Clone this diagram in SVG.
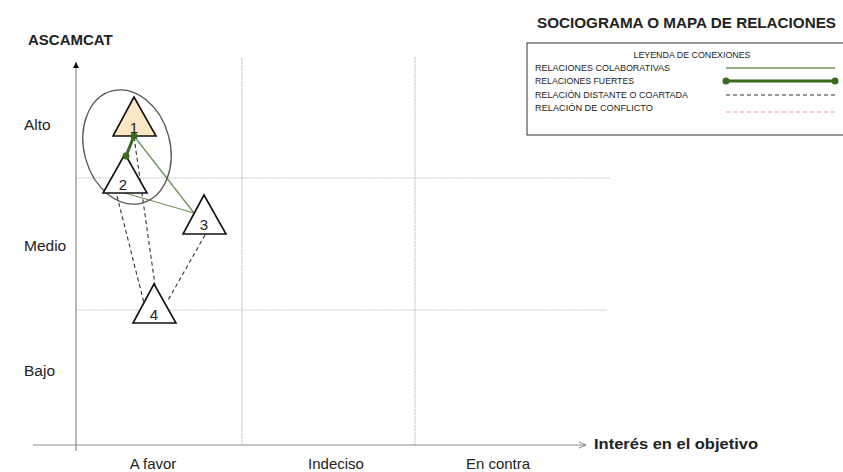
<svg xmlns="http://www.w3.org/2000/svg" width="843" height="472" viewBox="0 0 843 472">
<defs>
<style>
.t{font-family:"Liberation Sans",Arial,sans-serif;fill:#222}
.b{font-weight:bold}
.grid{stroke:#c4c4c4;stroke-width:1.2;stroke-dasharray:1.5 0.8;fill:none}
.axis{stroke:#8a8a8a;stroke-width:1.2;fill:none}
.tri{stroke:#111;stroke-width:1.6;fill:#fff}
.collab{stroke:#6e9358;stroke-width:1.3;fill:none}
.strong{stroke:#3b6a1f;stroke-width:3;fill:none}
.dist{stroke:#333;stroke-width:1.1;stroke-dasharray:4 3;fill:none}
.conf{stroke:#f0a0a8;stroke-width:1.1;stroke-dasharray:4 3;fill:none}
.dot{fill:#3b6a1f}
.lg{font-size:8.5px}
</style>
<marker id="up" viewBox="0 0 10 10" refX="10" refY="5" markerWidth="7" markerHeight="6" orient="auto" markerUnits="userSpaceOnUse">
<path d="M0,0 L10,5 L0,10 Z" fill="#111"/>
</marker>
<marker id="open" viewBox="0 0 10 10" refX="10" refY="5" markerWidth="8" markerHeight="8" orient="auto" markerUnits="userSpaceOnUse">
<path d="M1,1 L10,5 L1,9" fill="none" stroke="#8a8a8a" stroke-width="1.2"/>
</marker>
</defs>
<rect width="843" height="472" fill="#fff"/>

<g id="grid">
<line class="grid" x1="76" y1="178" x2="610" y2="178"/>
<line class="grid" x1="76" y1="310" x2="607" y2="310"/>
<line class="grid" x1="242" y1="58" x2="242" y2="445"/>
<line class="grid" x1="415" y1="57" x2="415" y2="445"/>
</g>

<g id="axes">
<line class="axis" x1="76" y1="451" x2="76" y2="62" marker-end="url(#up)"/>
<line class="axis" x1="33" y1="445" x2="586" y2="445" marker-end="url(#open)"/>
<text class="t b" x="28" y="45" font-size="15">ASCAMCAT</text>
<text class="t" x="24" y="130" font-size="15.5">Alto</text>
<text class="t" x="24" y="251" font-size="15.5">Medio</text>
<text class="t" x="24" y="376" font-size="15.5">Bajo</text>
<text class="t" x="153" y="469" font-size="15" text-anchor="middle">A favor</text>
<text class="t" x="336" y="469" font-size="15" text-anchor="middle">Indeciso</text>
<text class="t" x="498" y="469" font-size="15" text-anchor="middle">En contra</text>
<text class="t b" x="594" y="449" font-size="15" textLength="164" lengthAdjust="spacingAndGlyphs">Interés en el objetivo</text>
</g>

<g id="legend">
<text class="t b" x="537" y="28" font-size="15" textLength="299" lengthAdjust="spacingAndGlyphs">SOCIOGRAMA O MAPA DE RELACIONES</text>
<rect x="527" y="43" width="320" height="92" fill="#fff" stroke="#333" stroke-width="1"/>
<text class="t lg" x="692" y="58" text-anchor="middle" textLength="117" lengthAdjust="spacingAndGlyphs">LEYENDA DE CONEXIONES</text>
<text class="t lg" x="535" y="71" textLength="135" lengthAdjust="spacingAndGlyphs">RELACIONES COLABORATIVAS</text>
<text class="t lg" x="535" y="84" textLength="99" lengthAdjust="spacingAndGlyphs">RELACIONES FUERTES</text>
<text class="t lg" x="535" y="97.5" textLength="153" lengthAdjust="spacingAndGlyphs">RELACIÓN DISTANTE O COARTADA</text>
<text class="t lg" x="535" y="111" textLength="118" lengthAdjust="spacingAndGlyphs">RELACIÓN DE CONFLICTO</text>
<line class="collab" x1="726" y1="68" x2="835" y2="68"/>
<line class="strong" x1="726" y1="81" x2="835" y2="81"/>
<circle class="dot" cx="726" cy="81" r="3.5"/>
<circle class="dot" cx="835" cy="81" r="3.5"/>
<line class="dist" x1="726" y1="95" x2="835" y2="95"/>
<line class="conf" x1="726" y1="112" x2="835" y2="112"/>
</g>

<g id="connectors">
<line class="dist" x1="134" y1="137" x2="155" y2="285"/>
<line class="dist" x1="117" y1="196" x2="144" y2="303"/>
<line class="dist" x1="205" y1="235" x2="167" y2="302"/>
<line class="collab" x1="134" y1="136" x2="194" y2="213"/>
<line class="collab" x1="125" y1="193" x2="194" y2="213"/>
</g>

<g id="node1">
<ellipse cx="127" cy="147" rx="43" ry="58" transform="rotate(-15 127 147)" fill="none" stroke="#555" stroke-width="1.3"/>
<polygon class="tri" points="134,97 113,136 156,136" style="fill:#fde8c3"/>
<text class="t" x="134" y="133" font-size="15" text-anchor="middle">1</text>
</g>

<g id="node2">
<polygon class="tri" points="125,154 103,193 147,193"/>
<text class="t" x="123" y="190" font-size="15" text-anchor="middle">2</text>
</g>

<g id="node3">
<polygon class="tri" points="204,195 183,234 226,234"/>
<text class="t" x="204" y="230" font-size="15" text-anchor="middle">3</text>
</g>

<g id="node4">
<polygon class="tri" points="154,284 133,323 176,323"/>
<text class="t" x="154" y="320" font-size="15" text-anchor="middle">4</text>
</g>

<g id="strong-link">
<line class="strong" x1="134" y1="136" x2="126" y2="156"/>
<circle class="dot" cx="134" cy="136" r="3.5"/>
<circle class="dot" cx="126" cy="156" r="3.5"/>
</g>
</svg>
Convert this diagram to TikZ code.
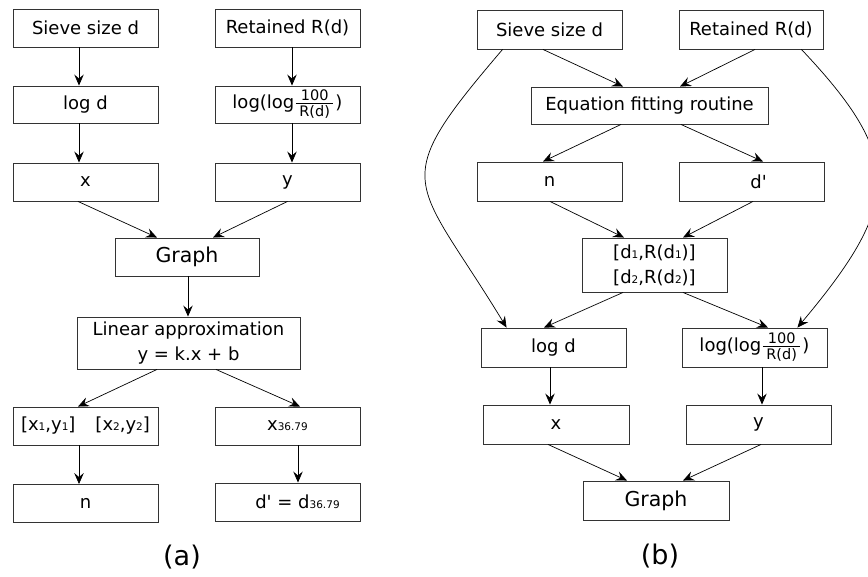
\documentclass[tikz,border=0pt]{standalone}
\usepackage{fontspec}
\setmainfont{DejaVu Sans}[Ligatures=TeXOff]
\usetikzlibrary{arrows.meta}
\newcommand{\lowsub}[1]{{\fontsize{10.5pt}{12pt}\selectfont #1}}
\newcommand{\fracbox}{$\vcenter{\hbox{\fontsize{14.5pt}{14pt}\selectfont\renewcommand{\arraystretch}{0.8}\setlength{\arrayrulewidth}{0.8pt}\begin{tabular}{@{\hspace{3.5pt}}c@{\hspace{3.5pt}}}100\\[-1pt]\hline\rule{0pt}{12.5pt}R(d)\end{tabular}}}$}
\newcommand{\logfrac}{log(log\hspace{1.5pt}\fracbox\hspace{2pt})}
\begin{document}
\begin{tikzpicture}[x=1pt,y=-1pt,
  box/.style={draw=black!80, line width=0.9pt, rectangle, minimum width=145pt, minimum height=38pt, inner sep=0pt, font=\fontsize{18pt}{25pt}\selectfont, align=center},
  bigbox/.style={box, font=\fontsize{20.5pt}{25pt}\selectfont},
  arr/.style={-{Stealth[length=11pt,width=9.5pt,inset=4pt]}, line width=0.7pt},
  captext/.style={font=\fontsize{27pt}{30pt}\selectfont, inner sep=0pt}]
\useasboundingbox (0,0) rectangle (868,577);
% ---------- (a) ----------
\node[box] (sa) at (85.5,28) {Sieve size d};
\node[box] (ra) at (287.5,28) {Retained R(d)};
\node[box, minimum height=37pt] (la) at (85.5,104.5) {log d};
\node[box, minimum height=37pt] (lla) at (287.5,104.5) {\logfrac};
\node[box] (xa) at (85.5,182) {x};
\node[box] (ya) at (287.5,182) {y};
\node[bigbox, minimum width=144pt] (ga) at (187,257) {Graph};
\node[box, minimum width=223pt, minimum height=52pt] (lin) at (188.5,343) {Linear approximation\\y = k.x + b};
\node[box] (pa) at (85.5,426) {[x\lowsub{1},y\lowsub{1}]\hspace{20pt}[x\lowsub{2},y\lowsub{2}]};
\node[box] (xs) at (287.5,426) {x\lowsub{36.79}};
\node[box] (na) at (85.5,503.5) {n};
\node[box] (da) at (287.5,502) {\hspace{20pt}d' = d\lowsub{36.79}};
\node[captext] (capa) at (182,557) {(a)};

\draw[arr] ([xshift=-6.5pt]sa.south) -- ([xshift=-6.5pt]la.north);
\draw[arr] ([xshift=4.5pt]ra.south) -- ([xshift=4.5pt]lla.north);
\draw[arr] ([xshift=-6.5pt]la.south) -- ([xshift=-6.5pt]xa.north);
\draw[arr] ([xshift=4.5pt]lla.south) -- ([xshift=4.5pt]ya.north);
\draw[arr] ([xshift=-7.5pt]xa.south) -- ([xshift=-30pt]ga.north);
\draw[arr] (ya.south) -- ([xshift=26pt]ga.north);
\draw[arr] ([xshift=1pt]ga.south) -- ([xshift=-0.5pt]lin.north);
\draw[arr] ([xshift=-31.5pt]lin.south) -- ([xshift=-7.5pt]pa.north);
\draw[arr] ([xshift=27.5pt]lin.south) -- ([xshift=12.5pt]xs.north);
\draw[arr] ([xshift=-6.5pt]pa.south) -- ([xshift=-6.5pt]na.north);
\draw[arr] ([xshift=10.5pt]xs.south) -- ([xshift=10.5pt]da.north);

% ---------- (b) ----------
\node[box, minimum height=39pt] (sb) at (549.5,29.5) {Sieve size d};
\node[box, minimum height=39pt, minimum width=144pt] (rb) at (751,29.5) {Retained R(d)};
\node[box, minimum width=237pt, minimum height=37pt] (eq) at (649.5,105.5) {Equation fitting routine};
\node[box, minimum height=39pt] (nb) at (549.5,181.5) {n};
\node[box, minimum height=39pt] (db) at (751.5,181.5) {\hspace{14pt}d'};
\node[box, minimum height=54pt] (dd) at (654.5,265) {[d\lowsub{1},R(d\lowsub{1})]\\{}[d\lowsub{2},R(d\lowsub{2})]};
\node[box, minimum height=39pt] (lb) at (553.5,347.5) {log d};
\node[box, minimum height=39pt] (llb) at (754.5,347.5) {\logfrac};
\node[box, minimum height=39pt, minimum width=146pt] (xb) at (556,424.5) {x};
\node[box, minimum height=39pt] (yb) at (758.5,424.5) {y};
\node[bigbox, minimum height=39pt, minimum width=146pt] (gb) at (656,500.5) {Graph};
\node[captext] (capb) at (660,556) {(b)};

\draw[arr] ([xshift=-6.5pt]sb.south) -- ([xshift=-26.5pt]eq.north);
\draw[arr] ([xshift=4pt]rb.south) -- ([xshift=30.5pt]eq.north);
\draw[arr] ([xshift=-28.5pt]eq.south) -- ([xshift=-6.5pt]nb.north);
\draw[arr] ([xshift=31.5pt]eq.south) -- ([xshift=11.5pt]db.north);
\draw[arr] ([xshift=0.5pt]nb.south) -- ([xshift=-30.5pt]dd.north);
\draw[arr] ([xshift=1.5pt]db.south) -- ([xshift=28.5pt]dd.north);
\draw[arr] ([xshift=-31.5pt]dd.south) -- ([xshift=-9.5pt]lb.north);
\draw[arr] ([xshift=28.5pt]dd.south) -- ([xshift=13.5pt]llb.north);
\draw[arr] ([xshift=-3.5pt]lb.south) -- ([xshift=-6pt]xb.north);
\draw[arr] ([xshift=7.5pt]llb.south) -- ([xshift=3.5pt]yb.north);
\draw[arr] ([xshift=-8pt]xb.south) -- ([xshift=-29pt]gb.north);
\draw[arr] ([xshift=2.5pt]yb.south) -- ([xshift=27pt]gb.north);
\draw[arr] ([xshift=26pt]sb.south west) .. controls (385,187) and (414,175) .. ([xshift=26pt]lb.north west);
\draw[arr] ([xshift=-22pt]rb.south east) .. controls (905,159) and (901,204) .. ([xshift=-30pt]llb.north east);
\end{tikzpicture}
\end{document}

Requirement:
Copy every line of the material in which the word "this" occurs.

Task answer:
Clone this diagram in SVG.
Convert this diagram to TikZ code.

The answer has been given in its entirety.